• [Problem statement]:
Your task is to retype, word for word, the lines from the start of the data through the line holding "xPos = d3.scalePoint().domain(categories).range([335, 688]);". Do not include the pictures.

------------------------------------------------

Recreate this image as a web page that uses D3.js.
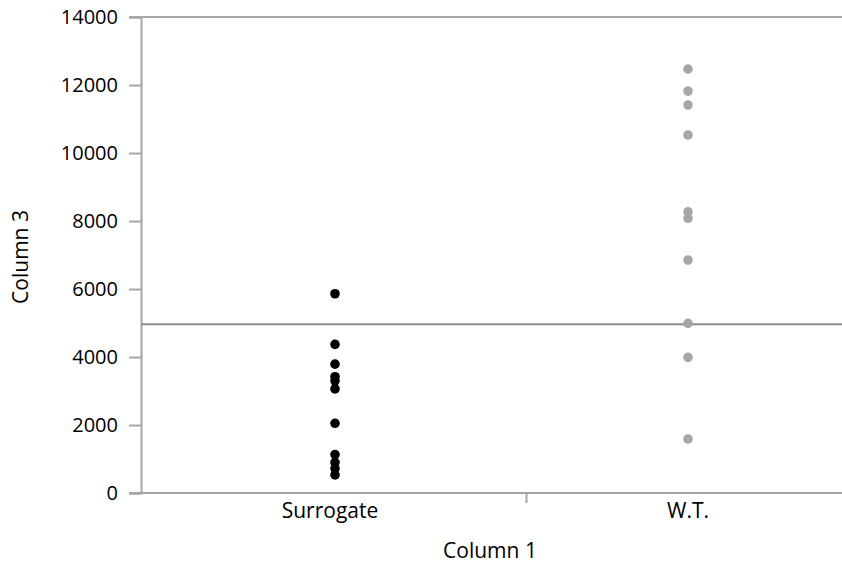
<!DOCTYPE html>
<html>
<head>
<meta charset="utf-8">
<script src="https://cdn.jsdelivr.net/npm/d3@7"></script>
<style>
  html, body { margin: 0; padding: 0; background: #fff; }
  svg { display: block; }
  text { font-family: "Open Sans", "Noto Sans", sans-serif; fill: #000; }
</style>
</head>
<body>
<svg id="chart" width="842" height="567"></svg>
<script>
const categories = ["Surrogate", "W.T."];
const surrogateValues = [5860, 4370, 3790, 3420, 3300, 3060, 2050, 1130, 900, 720, 530];
const wtValues = [12470, 11820, 11410, 10530, 8270, 8080, 6850, 4990, 3990, 1590];
const yTicks = [0, 2000, 4000, 6000, 8000, 10000, 12000, 14000];
const thresholdValue = 4960;
const xTitle = "Column 1";
const yTitle = "Column 3";

(function () {
const svg = d3.select("#chart");
const plotLeft = 141, plotRight = 914, plotTop = 17, plotBottom = 493;

const y = d3.scaleLinear().domain([0, 14000]).range([plotBottom, plotTop]);
const xBand = d3.scaleBand().domain(categories).range([plotLeft, plotRight]).paddingInner(0).paddingOuter(0);
const xPos = d3.scalePoint().domain(categories).range([335, 688]);

const axisColor = "#a6a6a6";

// top gridline (max)
svg.append("line").attr("x1", 129).attr("x2", 842)
  .attr("y1", y(14000)).attr("y2", y(14000))
  .attr("stroke", axisColor).attr("stroke-width", 2);

// Y axis
const yAxis = svg.append("g").attr("transform", `translate(${plotLeft},0)`)
  .call(d3.axisLeft(y).tickValues(yTicks).tickSize(12).tickPadding(11).tickFormat(d3.format("d")));
yAxis.select(".domain").attr("stroke", axisColor).attr("stroke-width", 2);
yAxis.selectAll(".tick line").attr("stroke", axisColor).attr("stroke-width", 2);
yAxis.selectAll(".tick text").style("font-size", "20px").style("font-family", "'Open Sans', sans-serif").attr("fill", "#000");

// X axis line
svg.append("line").attr("x1", 129).attr("x2", 842)
  .attr("y1", plotBottom).attr("y2", plotBottom)
  .attr("stroke", axisColor).attr("stroke-width", 2);
// category divider tick
const divX = plotLeft + xBand.step() - 1;
svg.append("line").attr("x1", divX).attr("x2", divX)
  .attr("y1", plotBottom).attr("y2", plotBottom + 10)
  .attr("stroke", axisColor).attr("stroke-width", 2);

// category labels
svg.selectAll(".cat").data(categories).enter().append("text")
  .attr("class", "cat")
  .attr("x", (d, i) => i === 0 ? xPos(d) - 5 : xPos(d))
  .attr("y", 518)
  .attr("text-anchor", "middle")
  .style("font-size", "21px")
  .text(d => d);

// threshold line
svg.append("line").attr("x1", plotLeft).attr("x2", 842)
  .attr("y1", y(thresholdValue)).attr("y2", y(thresholdValue))
  .attr("stroke", "#8c8c8c").attr("stroke-width", 2);

// points
svg.selectAll(".sur").data(surrogateValues).enter().append("circle")
  .attr("class", "sur")
  .attr("cx", xPos("Surrogate")).attr("cy", d => y(d)).attr("r", 4.8)
  .attr("fill", "#000");
svg.selectAll(".wt").data(wtValues).enter().append("circle")
  .attr("class", "wt")
  .attr("cx", xPos("W.T.")).attr("cy", d => y(d)).attr("r", 4.8)
  .attr("fill", "#a6a6a6");

// axis titles
svg.append("text").attr("x", 490).attr("y", 558).attr("text-anchor", "middle")
  .style("font-size", "21px").text(xTitle);
svg.append("text").attr("transform", "translate(28,257) rotate(-90)")
  .attr("text-anchor", "middle").style("font-size", "21px").text(yTitle);
})();
</script>
</body>
</html>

------------------------------------------------

• [Correct answer]:
Recreate this image as a web page that uses D3.js.
<!DOCTYPE html>
<html>
<head>
<meta charset="utf-8">
<script src="https://cdn.jsdelivr.net/npm/d3@7"></script>
<style>
  html, body { margin: 0; padding: 0; background: #fff; }
  svg { display: block; }
  text { font-family: "Open Sans", "Noto Sans", sans-serif; fill: #000; }
</style>
</head>
<body>
<svg id="chart" width="842" height="567"></svg>
<script>
const categories = ["Surrogate", "W.T."];
const surrogateValues = [5860, 4370, 3790, 3420, 3300, 3060, 2050, 1130, 900, 720, 530];
const wtValues = [12470, 11820, 11410, 10530, 8270, 8080, 6850, 4990, 3990, 1590];
const yTicks = [0, 2000, 4000, 6000, 8000, 10000, 12000, 14000];
const thresholdValue = 4960;
const xTitle = "Column 1";
const yTitle = "Column 3";

(function () {
const svg = d3.select("#chart");
const plotLeft = 141, plotRight = 914, plotTop = 17, plotBottom = 493;

const y = d3.scaleLinear().domain([0, 14000]).range([plotBottom, plotTop]);
const xBand = d3.scaleBand().domain(categories).range([plotLeft, plotRight]).paddingInner(0).paddingOuter(0);
const xPos = d3.scalePoint().domain(categories).range([335, 688]);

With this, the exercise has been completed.